What needs to be done>
Up to and including the line with "c2_y = [0, 0, 10, 100, 0, 0]", write out the listing from its first line, minus the pictures.

^^^^

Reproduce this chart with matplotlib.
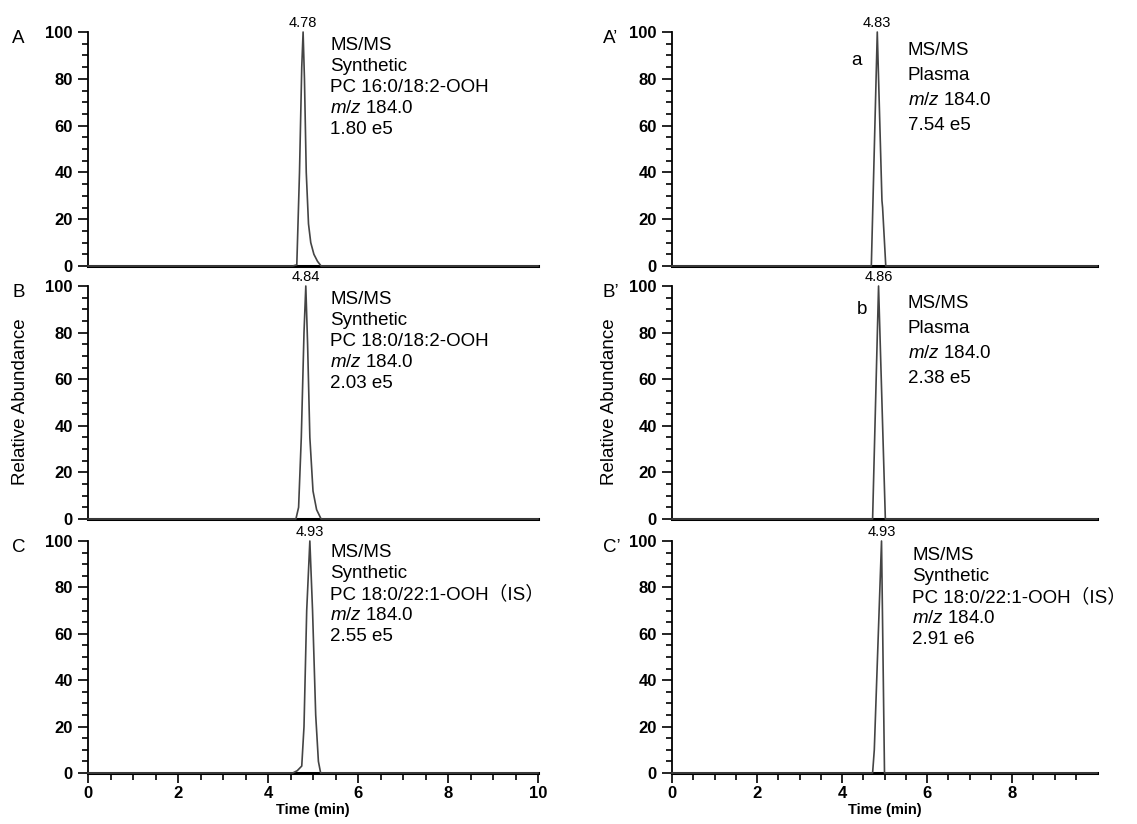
import numpy as np
import matplotlib
matplotlib.use("Agg")
import matplotlib.pyplot as plt
from matplotlib.ticker import MultipleLocator, FixedLocator

plt.rcParams['font.family'] = ['Liberation Sans', 'Noto Sans CJK SC', 'DejaVu Sans']
plt.rcParams['mathtext.fontset'] = 'custom'
plt.rcParams['mathtext.rm'] = 'Liberation Sans'
plt.rcParams['mathtext.it'] = 'Liberation Sans:italic'

# chromatogram traces: retention time (min) and relative abundance (%)
a_t = [0, 4.55, 4.64, 4.70, 4.75, 4.78, 4.81, 4.85, 4.90, 4.95, 5.02, 5.10, 5.18, 10]
a_y = [0, 0, 0.5, 40, 85, 100, 80, 40, 18, 10, 5, 2, 0, 0]
b_t = [0, 4.62, 4.68, 4.74, 4.80, 4.84, 4.88, 4.93, 5.00, 5.08, 5.18, 10]
b_y = [0, 0, 5, 35, 80, 100, 75, 35, 12, 4, 0, 0]
c_t = [0, 4.55, 4.65, 4.75, 4.80, 4.86, 4.93, 4.99, 5.06, 5.12, 5.17, 10]
c_y = [0, 0, 1, 3, 20, 70, 100, 70, 25, 5, 0, 0]
a2_t = [0, 4.69, 4.83, 4.94, 4.955, 5.03, 10]
a2_y = [0, 0, 100, 28, 25, 0, 0]
b2_t = [0, 4.72, 4.86, 5.02, 10]
b2_y = [0, 0, 100, 0, 0]
c2_t = [0, 4.72, 4.76, 4.93, 5.00, 10]
c2_y = [0, 0, 10, 100, 0, 0]

apex_times = ["4.78", "4.84", "4.93", "4.83", "4.86", "4.93"]
panel_tags = ["A", "B", "C", "A\u2019", "B\u2019", "C\u2019"]
info_texts = [
    ["MS/MS", "Synthetic", "PC 16:0/18:2-OOH", "$\\it{m/z}$ 184.0", "1.80 e5"],
    ["MS/MS", "Synthetic", "PC 18:0/18:2-OOH", "$\\it{m/z}$ 184.0", "2.03 e5"],
    ["MS/MS", "Synthetic", "PC 18:0/22:1-OOH\uff08IS\uff09", "$\\it{m/z}$ 184.0", "2.55 e5"],
    ["MS/MS", "Plasma", "$\\it{m/z}$ 184.0", "7.54 e5"],
    ["MS/MS", "Plasma", "$\\it{m/z}$ 184.0", "2.38 e5"],
    ["MS/MS", "Synthetic", "PC 18:0/22:1-OOH\uff08IS\uff09", "$\\it{m/z}$ 184.0", "2.91 e6"],
]
peak_marks = [None, None, None, ("a", 4.35, 88), ("b", 4.47, 90), None]

traces = [(a_t, a_y), (b_t, b_y), (c_t, c_y), (a2_t, a2_y), (b2_t, b2_y), (c2_t, c2_y)]

W, H = 1137, 824
fig = plt.figure(figsize=(11.37, 8.24), dpi=100)

col_x = [(88, 538), (672, 1097)]
row_y = [(32, 266), (286, 519), (541, 773)]
text_x = [0.538, 0.538, 0.538, 0.555, 0.555, 0.565]
first_base = [18, 18, 16, 23, 22, 19]   # px below axes top
line_step = [21, 21, 21, 25, 25, 21]

for i in range(6):
    col = i // 3
    row = i % 3
    x0, x1 = col_x[col]
    y0, y1 = row_y[row]
    ax = fig.add_axes([x0 / W, 1 - y1 / H, (x1 - x0) / W, (y1 - y0) / H])
    t, y = traces[i]
    ax.plot(t, y, color='#444444', lw=1.2, clip_on=False, zorder=3)
    ax.set_xlim(0, 10)
    ax.set_ylim(0, 100)

    for s in ['top', 'right']:
        ax.spines[s].set_visible(False)
    ax.spines['left'].set_linewidth(1.3)
    ax.spines['bottom'].set_linewidth(2.2)

    ax.yaxis.set_major_locator(MultipleLocator(20))
    ax.yaxis.set_minor_locator(MultipleLocator(5))
    ax.tick_params(axis='y', which='major', length=7, width=1.2, pad=4, labelsize=12)
    ax.tick_params(axis='y', which='minor', length=4, width=1.2)
    for lab in ax.get_yticklabels():
        lab.set_fontweight('bold')

    if row == 2:
        if col == 0:
            major = [0, 2, 4, 6, 8, 10]
        else:
            major = [0, 2, 4, 6, 8]
        minor = [m / 2 for m in range(1, 20) if m % 4 != 0]
        ax.xaxis.set_major_locator(FixedLocator(major))
        ax.xaxis.set_minor_locator(FixedLocator(minor))
        ax.tick_params(axis='x', which='major', length=7, width=1.2, pad=2, labelsize=12)
        ax.tick_params(axis='x', which='minor', length=5, width=1.2)
        for lab in ax.get_xticklabels():
            lab.set_fontweight('bold')
        ax.set_xlabel("Time (min)", fontsize=10.5, fontweight='bold', labelpad=2)
    else:
        ax.set_xticks([])

    apex = float(apex_times[i])
    ax.annotate(apex_times[i], xy=(apex, 100), xytext=(0, 1.5),
                textcoords='offset points', ha='center', va='bottom',
                fontsize=10.5, annotation_clip=False)

    for k, line in enumerate(info_texts[i]):
        ax.annotate(line, xy=(text_x[i], 1), xycoords='axes fraction',
                    xytext=(0, -(first_base[i] + k * line_step[i])),
                    textcoords='offset pixels', ha='left', va='baseline',
                    fontsize=13.5)

    if peak_marks[i] is not None:
        mk, mx, my = peak_marks[i]
        ax.text(mx, my, mk, ha='center', va='center', fontsize=13.5)

    tag_x = 12 if col == 0 else 603
    ax.text(-(x0 - tag_x) / (x1 - x0), 1.01, panel_tags[i],
            transform=ax.transAxes, ha='left', va='top', fontsize=13.5)

fig.text(21 / W, 1 - 402 / H, "Relative Abundance", rotation=90,
         ha='center', va='center', fontsize=13.5)
fig.text(609 / W, 1 - 402 / H, "Relative Abundance", rotation=90,
         ha='center', va='center', fontsize=13.5)

fig.savefig("out.png", dpi=100)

^^^^

Final result>
Reproduce this chart with matplotlib.
import numpy as np
import matplotlib
matplotlib.use("Agg")
import matplotlib.pyplot as plt
from matplotlib.ticker import MultipleLocator, FixedLocator

plt.rcParams['font.family'] = ['Liberation Sans', 'Noto Sans CJK SC', 'DejaVu Sans']
plt.rcParams['mathtext.fontset'] = 'custom'
plt.rcParams['mathtext.rm'] = 'Liberation Sans'
plt.rcParams['mathtext.it'] = 'Liberation Sans:italic'

# chromatogram traces: retention time (min) and relative abundance (%)
a_t = [0, 4.55, 4.64, 4.70, 4.75, 4.78, 4.81, 4.85, 4.90, 4.95, 5.02, 5.10, 5.18, 10]
a_y = [0, 0, 0.5, 40, 85, 100, 80, 40, 18, 10, 5, 2, 0, 0]
b_t = [0, 4.62, 4.68, 4.74, 4.80, 4.84, 4.88, 4.93, 5.00, 5.08, 5.18, 10]
b_y = [0, 0, 5, 35, 80, 100, 75, 35, 12, 4, 0, 0]
c_t = [0, 4.55, 4.65, 4.75, 4.80, 4.86, 4.93, 4.99, 5.06, 5.12, 5.17, 10]
c_y = [0, 0, 1, 3, 20, 70, 100, 70, 25, 5, 0, 0]
a2_t = [0, 4.69, 4.83, 4.94, 4.955, 5.03, 10]
a2_y = [0, 0, 100, 28, 25, 0, 0]
b2_t = [0, 4.72, 4.86, 5.02, 10]
b2_y = [0, 0, 100, 0, 0]
c2_t = [0, 4.72, 4.76, 4.93, 5.00, 10]
c2_y = [0, 0, 10, 100, 0, 0]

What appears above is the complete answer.